Marchands de canons «made in France»11/05/20012001Journal/medias/journalnumero/images/2001/05/une-1713.gif.445x577_q85_box-0%2C13%2C166%2C228_crop_detail.jpg

Leur société

Marchands de canons «made in France»

La France est depuis des dizaines d'années le troisième pays exportateur d'armes, derrière les Etats-Unis et la Russie. Et c'est dans le Tiers-Monde que sont situés ses principaux clients.

Le ministère de la Défense a publié quelques chiffres sur les années 1990-1999. Pour ces neuf années, les commandes d'armement à l'exportation ont représenté 334 milliards de francs. Cela représente entre 12 et 15 % du marché mondial dans cette branche.
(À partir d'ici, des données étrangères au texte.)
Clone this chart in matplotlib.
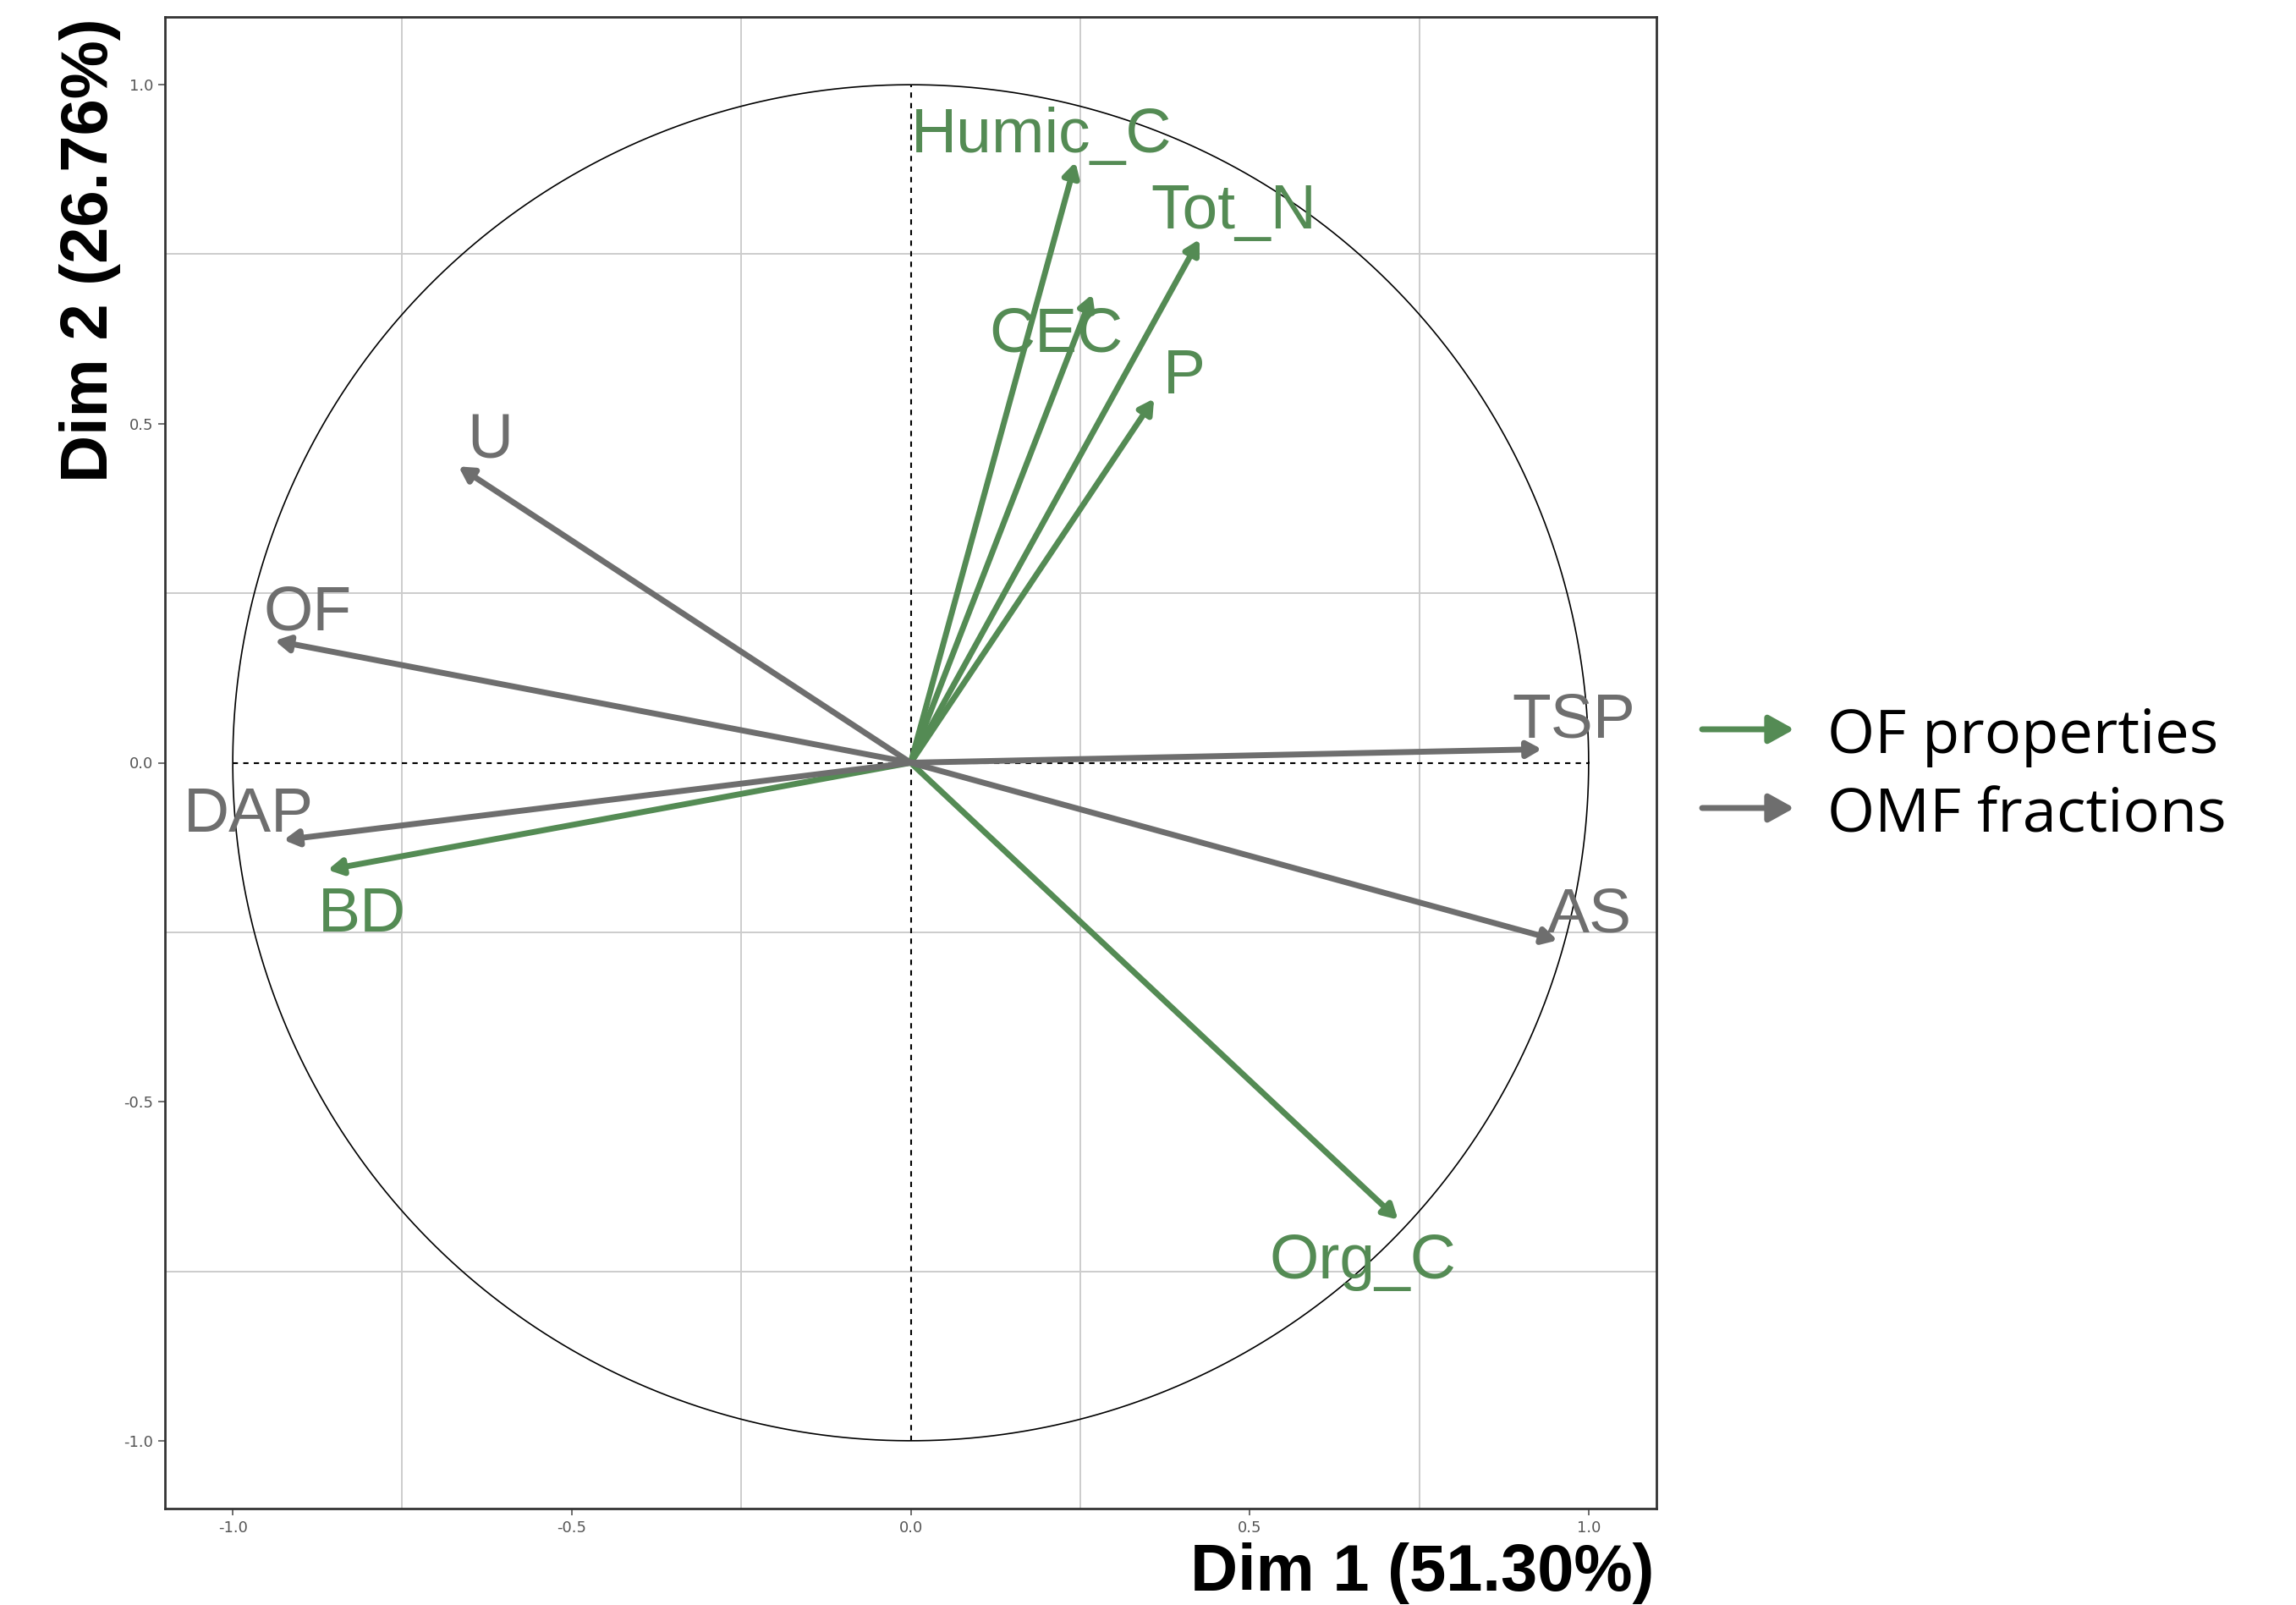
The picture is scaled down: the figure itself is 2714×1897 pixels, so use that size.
import matplotlib.pyplot as plt
import numpy as np

plt.rcParams['axes.unicode_minus'] = False

# PCA variable coordinates
of_names = ['Humic_C', 'Tot_N', 'CEC', 'P', 'BD', 'Org_C']
of_dim1 = [0.243, 0.426, 0.268, 0.359, -0.860, 0.719]
of_dim2 = [0.886, 0.772, 0.691, 0.537, -0.158, -0.674]

omf_names = ['U', 'OF', 'TSP', 'DAP', 'AS']
omf_dim1 = [-0.667, -0.938, 0.931, -0.925, 0.954]
omf_dim2 = [0.437, 0.180, 0.020, -0.114, -0.262]

dim1_label = 'Dim 1 (51.30%)'
dim2_label = 'Dim 2 (26.76%)'
legend_labels = ['OF properties', 'OMF fractions']
ticks = [-1.0, -0.5, 0.0, 0.5, 1.0]

GREEN = '#548B54'
GRAY = '#6E6E6E'

# label offsets from arrow tips (data units), baseline anchored
label_offsets = {
    'Humic_C': (-0.050, 0.014), 'Tot_N': (0.050, 0.016), 'CEC': (-0.054, -0.084),
    'P': (0.045, 0.008), 'BD': (0.051, -0.091), 'Org_C': (-0.052, -0.086),
    'U': (0.047, 0.012), 'OF': (0.049, 0.016), 'TSP': (0.047, 0.017),
    'DAP': (-0.051, 0.012), 'AS': (0.047, 0.013),
}

fig = plt.figure(figsize=(27.14, 18.97), dpi=100)
ax = fig.add_axes([195 / 2714, 1 - 1783 / 1897, 1763 / 2714, 1763 / 1897])

ax.set_xlim(-1.1, 1.1)
ax.set_ylim(-1.1, 1.1)
ax.set_xticks(ticks)
ax.set_yticks(ticks)
ax.set_xticklabels([f'{t:.1f}' for t in ticks])
ax.set_yticklabels([f'{t:.1f}' for t in ticks])
ax.set_xticks([-0.75, -0.25, 0.25, 0.75], minor=True)
ax.set_yticks([-0.75, -0.25, 0.25, 0.75], minor=True)
ax.grid(which='minor', color='#CCCCCC', linewidth=1.4)
ax.grid(which='major', visible=False)
ax.tick_params(which='minor', length=0)
ax.tick_params(which='major', length=6, width=1.2, color='#555555',
               labelsize=13, labelcolor='#555555', pad=4)
ax.set_axisbelow(True)
for sp in ax.spines.values():
    sp.set_linewidth(2)
    sp.set_color('#333333')

# correlation circle and reference lines
t = np.linspace(0, 2 * np.pi, 400)
ax.plot(np.cos(t), np.sin(t), color='black', lw=1.2, zorder=1)
ax.plot([-1, 1], [0, 0], color='black', lw=1.5, dashes=(3, 3), zorder=1)
ax.plot([0, 0], [-1, 1], color='black', lw=1.5, dashes=(3, 3), zorder=1)

arrow_style = '-|>,head_length=0.5,head_width=0.28'


def draw_group(names, d1, d2, color):
    for name, x, y in zip(names, d1, d2):
        ax.annotate('', xy=(x, y), xytext=(0, 0),
                    arrowprops=dict(arrowstyle=arrow_style, color=color, lw=5,
                                    shrinkA=0, shrinkB=0, mutation_scale=20),
                    zorder=3)
        dx, dy = label_offsets[name]
        ax.text(x + dx, y + dy, name, color=color, fontsize=54,
                family='Liberation Sans', ha='center', va='baseline', zorder=4)


draw_group(of_names, of_dim1, of_dim2, GREEN)
draw_group(omf_names, omf_dim1, omf_dim2, GRAY)

# axis titles
fig.text(1955 / 2714, 1 - 1880 / 1897, dim1_label, fontsize=56, fontweight='bold',
         family='Liberation Sans', ha='right', va='baseline')
fig.text(127 / 2714, 1 - 21 / 1897, dim2_label, fontsize=56, fontweight='bold',
         family='Liberation Sans', rotation=90, rotation_mode='anchor',
         ha='right', va='baseline')

# legend drawn at figure level
for i, (lab, col) in enumerate(zip(legend_labels, [GREEN, GRAY])):
    yc = 1 - (862 + 93 * i) / 1897
    fig.patches.append(plt.matplotlib.patches.FancyArrowPatch(
        (2012 / 2714, yc), (2121 / 2714, yc), transform=fig.transFigure,
        arrowstyle='-|>,head_length=0.9,head_width=0.5', color=col, lw=5,
        mutation_scale=20, shrinkA=0, shrinkB=0))
    fig.text(2160 / 2714, 1 - (890 + 93 * i) / 1897, lab, fontsize=52,
             family='Open Sans', ha='left', va='baseline')

fig.savefig('out.png', dpi=100)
Les principaux clients sont des dictatures, en particulier des pays pétroliers du golfe Persique. Les Emirats Arabes Unis viennent en tête avec 63 milliards, suivis de l'Arabie Saoudite (53 milliards). Le Pakistan et le Qatar arrivent ensuite avec près de 13 milliards chacun.

Mais à côté des ventes de matériel neuf, il y a le marché de l'occasion, sur lequel la France vend ou donne ses armes réformées. Du Maroc à Madagascar, de la Macédoine au Yémen, de la Tunisie au Sénégal, on s'arrache ses missiles, ses mitrailleuses, ses blindés.

Un troisième secteur est celui du courtage, les commerçants français servant alors seulement d'intermédiaires entre vendeurs et acheteurs. Ce secteur est le moins maîtrisé par l'Etat, car il n'exerce aucun contrôle dès lors que les armes ne sont pas produites en France ou ne transitent pas par le territoire français.

L'Etat aimerait, paraît-il, mettre au moins un semblant d'ordre dans les activités de courtage, car elles ont donné lieu récemment à des affaires gênantes, comme celle des ventes d'armes à l'Angola par la société Falcone, dans laquelle ont été mis en cause Charles Pasqua et Jean-Christophe Mitterrand. Le ministre Alain Richard propose un projet de réglementation qui instituerait un contrôle a priori et a posteriori sur chaque opération de courtage.

Mais il proclame bien haut son souci de ne pas gêner les affaires qu'il considère comme légales. Il est vrai que la différence est bien difficile à voir. On peut déjà subodorer que ce projet de réglementation, à supposer qu'il soit adopté, ne permettra pas de contrôler grand-chose. Les affaires légales continueront à servir de paravent aux affaires dites illégales. D'ailleurs le gouvernement se risquerait-il à entraver un commerce aussi profitable, aussi bien pour les intermédiaires que pour les fabricants ?

Quant aux délais dans lesquels cette réglementation pourrait entrer en vigueur, c'est encore autre chose. Les 52 ans mis par la France pour adhérer à la convention internationale de Genève sur le mercenariat, qui date de 1949, donne une idée de ce qu'ils peuvent être.

Alors réglementation ou pas, les marchands de canons ont encore de beaux jours devant eux.